Gartner has released its yearly report on the top Information Technology trends and recommendations for 2022, and Cybersecurity Mesh Architecture (CMA) is the #2 strategic trend.

Gartner’s #1 trend is Data Fabric Architecture. While this is important in terms of streamlining data management, and IT Support LA, as a Managed IT Services provider, may well recommend this for clients to consider as a way to boost their communications and data flow, but in terms of proactive maintenance and protection, security remains one of our main areas of focus.

What is a Cybersecurity mesh?

Cybersecurity mesh is a strategy used for cyber defense that separately secures each device such as firewalls and network protection tools with its own perimeter. Common among security strategies is the use a single perimeter for the entire IT environment.

Think of your network as a castle. The old way was to have a thick stone wall around the perimeter, and maybe a moat. Once the outer wall is breached, attackers can easily access any area within the wall.

A security mesh adds to the outer wall with independent, scalable protections for each area inside. The kitchen does not need the same level of security as the armory or the King’s quarters. This is a way of putting your protections where they are most needed, and not enabling the collapse of one to be intertwined with the collapse of another.

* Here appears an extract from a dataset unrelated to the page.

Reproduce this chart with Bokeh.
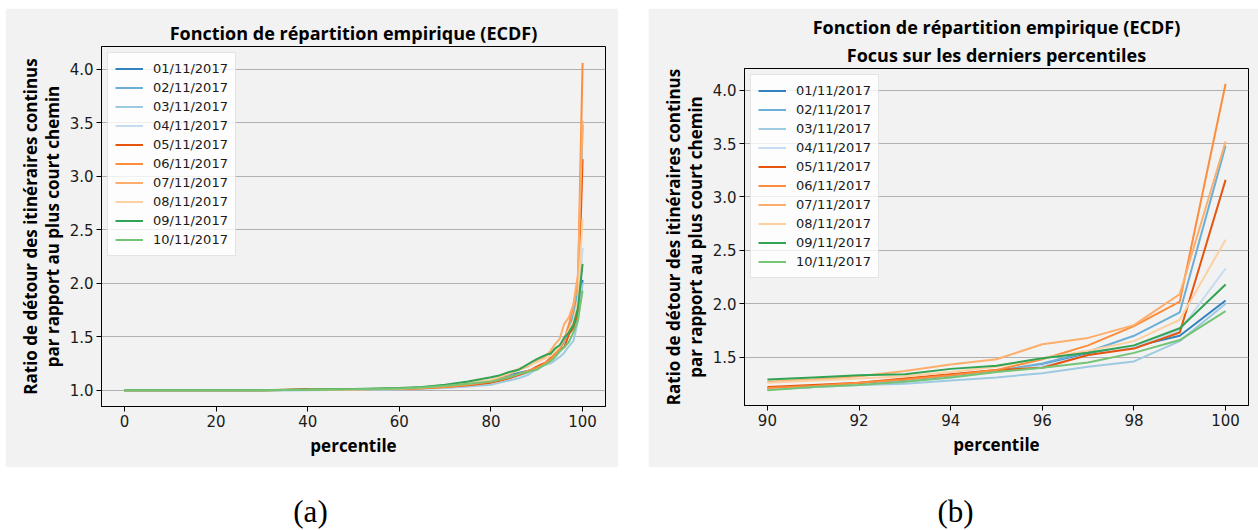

This modular approach is a break from the old fully centralized IT model. Overall security policy management is still centralized, but the enforcement of security is distributed to each individual department within the company for administration. It allows for smaller individual perimeters with degrees of access and security to be based on the sensitivity of that department’s data.

In effect, this eliminates the old pattern that, once a network is breached, the hackers are free to go anywhere they want. Now crooks find that once they manage to get in, their highest value targets have the highest security.

Zero Trust: The Ruling Principle

Zero Trust (ZT) is nothing new. The concept was created in 2009 by John Kindervag of Forrester Research based on the simple notion that trust is a vulnerability. He posited that going forward, security measures must be designed with a strategy of “Never trust, always verify.” Despite early resistance from organizations that felt it was too cumbersome, costly, and time-consuming, it has steadily gained favor and acceptance as a ‘must have.’

If the IT Support Los Angeles community is representative of the global attitude towards Zero Trust, IT services worldwide would have been championing ZT to their clients from day one.

ZT is not a single technology, but a strategic philosophy – a set of policies and procedures that allow no one inside or outside of an organization to be granted access to any network resource or device without rigorous and continuing authentication and verification. Anyone attempting to gain access is guilty until proven innocent.

It is just this Zero Trust standard that causes certain websites and apps to compel you to enter your phone number so that a code can be texted to you – which you must enter before access is granted. Most smart IT services providers are well beyond demanding a simple password to gain entry. Multi-Factor Authentication should be the norm, although many organizations are slow to add this to their security armor.

With comprehensive Zero Trust architecture in place, micro-perimeters are set up around sensitive areas of data, and CMA is a key component. Zero Trust is the strategy and CMA is an important tactic.

Frequently Asked Questions

Q: What is the importance of cybersecurity mesh for businesses?

A: Employing CMA gives the greatest level of protection to the life blood of any enterprise: data. It ensures that all equipment, systems, and data are treated equally in terms of access. The levels of protection are determined by the needs of each department, which relies on its own security perimeter, and are set by departmental management to reflect its own security requirements.

Look back at the first Mission Impossible movie. The most important data at CIA headquarters in Langley was stored in the computer with NO internet access, signifying the most serious protective measures for the most sensitive information. It certainly stands to reason that this level of security needed to be much more stringent than what was required for the motor pool or cafeteria.

Gartner’s Top 8 security predictions for 2021-2022 cite that by 2024, organizations that have adopted CMA will “… reduce the financial impact of security incidents by an average of 90%.”

Q: What are the 4 principles of Cybersecurity?

A: These are the 4 universally accepted principles:
1) Govern: The identification and management of security risks.
2) Protect: The implementation of controls to reduce security risks.
3) Detect: The detection and understanding of cyber security events.
4) Respond: In-place mechanisms to respond and recover from security incidents.

Q: How much did cybercrime increase in 2021?

A: 2021 saw the highest percentage increase and overall number of attacks ever seen in cybercrime. Check Point Research released the results of their analysis which shows that from mid-2020 throughout 2021, there was a 50% increase in the number of attacks against corporate networks.

Q: How many cyber crimes are committed each day?

A: Based on reports covering the first quarter of 2022, the number of attacks on U.S. business alone tops 4,000 per day, and that number continues to grow at an alarming rate. Small (1 – 250 employees) suffer the highest percentage of attacks. 43% of successful security breaches are against small businesses.